Donald Trump é o líder adequado para um
petroestado: profundamente ignorante do funcionamento do mundo, alienado de
qualquer conhecimento científico e focado numa narrativa medieval do
excepcionalismo estado-unidense, cuja principal característica é a do “líder
forte”. A sua única acção presidencial com nível de aceitação acima dos 50% foi
bombardear outro país. Isto também explica a sua ligação a Vladimir Putin,
líder do petroestado russo. Estes dois países são os maiores produtores
combinados de petróleo e gás, e a acção concertada para desmantelar
nacionalmente as restrições internas às emissões poluentes e internacionalmente
o Acordo de Paris confirmam a intenção de serem a tábua de salvação da
indústria do petróleo e do gás. Para tal, Trump assumiu uma agenda militante de
negacionismo das alterações climáticas, mandando as agências públicas apagar
referências nos seus sites à maior questão dos nossos tempos.

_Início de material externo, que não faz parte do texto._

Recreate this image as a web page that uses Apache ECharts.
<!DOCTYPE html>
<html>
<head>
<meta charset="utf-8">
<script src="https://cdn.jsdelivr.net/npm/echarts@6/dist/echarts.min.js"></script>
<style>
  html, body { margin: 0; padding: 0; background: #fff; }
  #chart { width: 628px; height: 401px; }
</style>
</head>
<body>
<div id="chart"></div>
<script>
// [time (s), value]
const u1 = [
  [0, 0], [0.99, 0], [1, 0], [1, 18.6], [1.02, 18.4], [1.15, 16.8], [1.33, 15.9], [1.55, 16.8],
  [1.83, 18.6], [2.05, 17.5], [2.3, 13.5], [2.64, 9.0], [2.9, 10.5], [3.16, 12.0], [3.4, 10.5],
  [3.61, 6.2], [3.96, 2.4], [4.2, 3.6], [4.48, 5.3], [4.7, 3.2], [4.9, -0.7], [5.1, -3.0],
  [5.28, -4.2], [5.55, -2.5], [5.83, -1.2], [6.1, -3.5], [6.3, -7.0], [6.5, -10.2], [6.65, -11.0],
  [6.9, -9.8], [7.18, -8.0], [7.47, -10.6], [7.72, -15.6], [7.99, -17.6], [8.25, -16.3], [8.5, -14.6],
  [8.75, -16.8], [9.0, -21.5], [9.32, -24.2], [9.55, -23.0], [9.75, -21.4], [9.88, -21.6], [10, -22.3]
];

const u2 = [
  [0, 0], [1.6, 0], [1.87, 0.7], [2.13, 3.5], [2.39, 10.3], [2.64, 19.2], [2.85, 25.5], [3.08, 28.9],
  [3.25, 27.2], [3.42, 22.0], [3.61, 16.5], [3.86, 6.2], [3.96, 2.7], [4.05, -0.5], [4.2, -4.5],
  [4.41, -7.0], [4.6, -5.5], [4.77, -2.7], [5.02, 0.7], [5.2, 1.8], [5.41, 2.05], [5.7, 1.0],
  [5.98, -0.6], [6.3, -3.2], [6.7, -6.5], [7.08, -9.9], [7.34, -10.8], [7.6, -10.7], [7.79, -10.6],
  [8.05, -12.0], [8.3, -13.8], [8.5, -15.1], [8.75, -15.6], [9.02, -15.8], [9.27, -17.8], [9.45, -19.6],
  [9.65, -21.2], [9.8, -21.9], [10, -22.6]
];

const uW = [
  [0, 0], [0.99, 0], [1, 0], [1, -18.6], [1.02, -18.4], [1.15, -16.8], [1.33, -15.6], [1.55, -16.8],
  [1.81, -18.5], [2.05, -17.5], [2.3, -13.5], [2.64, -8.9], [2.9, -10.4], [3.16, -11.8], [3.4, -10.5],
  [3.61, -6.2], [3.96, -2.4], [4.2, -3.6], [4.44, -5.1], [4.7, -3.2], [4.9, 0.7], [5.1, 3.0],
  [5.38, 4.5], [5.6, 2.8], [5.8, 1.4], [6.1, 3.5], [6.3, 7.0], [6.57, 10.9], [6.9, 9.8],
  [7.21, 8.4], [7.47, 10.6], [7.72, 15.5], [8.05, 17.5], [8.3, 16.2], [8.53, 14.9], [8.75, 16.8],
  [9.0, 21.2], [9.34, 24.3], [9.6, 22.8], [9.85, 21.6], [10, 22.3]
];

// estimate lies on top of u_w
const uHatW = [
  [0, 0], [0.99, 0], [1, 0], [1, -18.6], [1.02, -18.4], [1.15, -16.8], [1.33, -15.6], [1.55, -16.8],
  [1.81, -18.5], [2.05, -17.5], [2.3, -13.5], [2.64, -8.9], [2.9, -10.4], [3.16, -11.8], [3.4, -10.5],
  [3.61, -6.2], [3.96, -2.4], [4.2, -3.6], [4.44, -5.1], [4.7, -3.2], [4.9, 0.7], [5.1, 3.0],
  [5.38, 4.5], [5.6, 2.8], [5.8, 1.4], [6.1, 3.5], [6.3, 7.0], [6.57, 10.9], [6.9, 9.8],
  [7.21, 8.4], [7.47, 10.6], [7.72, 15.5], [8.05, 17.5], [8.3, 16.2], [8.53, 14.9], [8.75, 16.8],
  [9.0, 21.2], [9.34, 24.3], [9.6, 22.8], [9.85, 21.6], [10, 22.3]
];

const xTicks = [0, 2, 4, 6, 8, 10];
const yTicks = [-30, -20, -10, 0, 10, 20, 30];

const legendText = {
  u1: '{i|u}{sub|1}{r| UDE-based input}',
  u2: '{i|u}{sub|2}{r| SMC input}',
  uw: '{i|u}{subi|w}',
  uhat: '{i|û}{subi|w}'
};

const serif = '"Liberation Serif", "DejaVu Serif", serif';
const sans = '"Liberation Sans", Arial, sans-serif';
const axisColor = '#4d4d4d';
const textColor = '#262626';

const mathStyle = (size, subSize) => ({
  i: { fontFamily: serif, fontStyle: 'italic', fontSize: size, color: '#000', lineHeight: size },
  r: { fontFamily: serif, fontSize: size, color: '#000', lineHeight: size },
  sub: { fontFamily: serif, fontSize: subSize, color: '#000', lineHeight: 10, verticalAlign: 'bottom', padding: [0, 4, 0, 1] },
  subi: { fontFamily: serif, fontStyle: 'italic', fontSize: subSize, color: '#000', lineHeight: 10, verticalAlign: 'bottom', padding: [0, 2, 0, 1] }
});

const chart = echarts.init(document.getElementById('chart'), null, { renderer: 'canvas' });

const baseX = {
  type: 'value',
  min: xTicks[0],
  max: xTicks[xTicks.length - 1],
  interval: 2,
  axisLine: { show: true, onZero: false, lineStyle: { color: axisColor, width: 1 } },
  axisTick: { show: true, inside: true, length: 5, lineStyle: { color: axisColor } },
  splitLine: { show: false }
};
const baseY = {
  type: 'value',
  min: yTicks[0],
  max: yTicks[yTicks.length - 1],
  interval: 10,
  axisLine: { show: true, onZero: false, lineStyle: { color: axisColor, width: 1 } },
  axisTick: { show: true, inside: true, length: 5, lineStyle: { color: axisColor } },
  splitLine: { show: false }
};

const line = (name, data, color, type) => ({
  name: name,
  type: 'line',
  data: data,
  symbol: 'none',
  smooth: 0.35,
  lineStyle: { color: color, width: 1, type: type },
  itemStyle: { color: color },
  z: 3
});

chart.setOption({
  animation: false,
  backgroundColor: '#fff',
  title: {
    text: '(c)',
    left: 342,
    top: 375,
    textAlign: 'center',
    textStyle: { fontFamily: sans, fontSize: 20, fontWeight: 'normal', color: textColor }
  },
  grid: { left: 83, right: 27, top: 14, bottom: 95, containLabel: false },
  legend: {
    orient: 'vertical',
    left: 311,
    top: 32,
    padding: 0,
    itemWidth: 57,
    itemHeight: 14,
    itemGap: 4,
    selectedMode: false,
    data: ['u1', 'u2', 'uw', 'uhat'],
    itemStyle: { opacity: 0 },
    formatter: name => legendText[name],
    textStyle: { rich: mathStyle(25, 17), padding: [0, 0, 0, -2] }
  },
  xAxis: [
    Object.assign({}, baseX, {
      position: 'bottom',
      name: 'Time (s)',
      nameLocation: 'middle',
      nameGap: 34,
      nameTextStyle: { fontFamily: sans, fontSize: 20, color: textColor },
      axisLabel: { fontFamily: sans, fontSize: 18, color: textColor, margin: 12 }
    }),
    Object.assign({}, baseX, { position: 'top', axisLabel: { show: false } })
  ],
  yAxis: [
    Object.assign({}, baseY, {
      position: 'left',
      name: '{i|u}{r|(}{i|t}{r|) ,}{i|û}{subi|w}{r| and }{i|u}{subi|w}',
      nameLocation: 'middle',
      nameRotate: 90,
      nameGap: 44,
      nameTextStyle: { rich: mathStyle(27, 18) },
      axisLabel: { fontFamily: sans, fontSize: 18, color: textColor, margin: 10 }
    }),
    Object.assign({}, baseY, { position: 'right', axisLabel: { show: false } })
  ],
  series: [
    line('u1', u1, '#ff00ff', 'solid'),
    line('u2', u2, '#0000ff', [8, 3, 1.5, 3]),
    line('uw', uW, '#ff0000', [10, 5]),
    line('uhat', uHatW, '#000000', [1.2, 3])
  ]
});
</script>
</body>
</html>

Mas no que diz respeito às petrolíferas,
Trump não está assim tão distante dos seus antecessores. Foi durante o mandato
de Obama que os EUA se tornaram os maiores produtores de petróleo e gás por fracking,
suplantando a Arábia Saudita. Mesmo antes disso, os EUA sabotaram
sistematicamente qualquer acordo internacional: desde a COP-1 em 1995, as
petrolíferas estiveram representadas pelos EUA e forçaram o Protocolo de Kyoto
em vez de uma taxa global sobre as emissões. Depois, os EUA recusaram-se a
ratificar o protocolo que impuseram. O próprio Acordo de Paris só é um
“acordo”, porque se fosse “tratado” e vinculativo Obama não o teria conseguido
aprovar na Câmara dos Representantes dominada pelo Partido Republicano. Paris é
apenas o último compromisso internacional sobre alterações climáticas destruído
pela indústria petrolífera e pelos EUA.
Kyoto, com as suas metas de cortes de
emissões vinculativas mas transaccionáveis, foi impotente para travar o aumento
de emissões de dióxido de carbono a nível global. O Acordo de Paris, com metas
nacionais não vinculativas, se fosse cumprido, ficaria preso num aumento de
temperatura de 2,7ºC a 3,7ºC até 2100. Mas algo está a acontecer a nível
energético à escala global, e os últimos três anos viram uma estagnação no
nível de emissões de CO2. Além da explosão das energias renováveis, essa
estagnação significa que a recta ascendente de produção de petróleo e gás nos
EUA, em crescendo desde 2009, estabilizou. Apesar disso, o país de Trump
continua a ser o maior responsável pelas alterações climáticas, já que é o
maior produtor e o maior consumidor de produtos petrolíferos à escala global (a
China é o maior emissor de dióxido de carbono, mas a maior parte dos produtos
da sua indústria são exportados).
Este corte de emissões de CO2 a nível
global é importante e dá-nos mais notícia do que uma tomada de decisão de
Donald Trump: mesmo que os EUA se mantenham no Acordo, a probabilidade de o
cumprirem é muito baixa. Por outro lado, a União Europeia está a embarcar no
seu próprio resgate às petrolíferas, através do investimento massivo em gás
natural, ignorando o gigantesco volume de emissões de metano (outro gás com
efeito de estufa) nos processos de extracção, armazenamento e transporte e
aumentando o aquecimento do planeta no curto prazo. Há homens que só querem ver
o mundo arder.
O movimento político global pela justiça
climática, popular, social e transformador, que trave o petróleo e gás e avance
firmemente na direcção de um novo modelo energético e económico, sem ilusões
acerca do processo negocial internacional como ele existe, continua a ser a
melhor garantia para lidar com as alterações climáticas.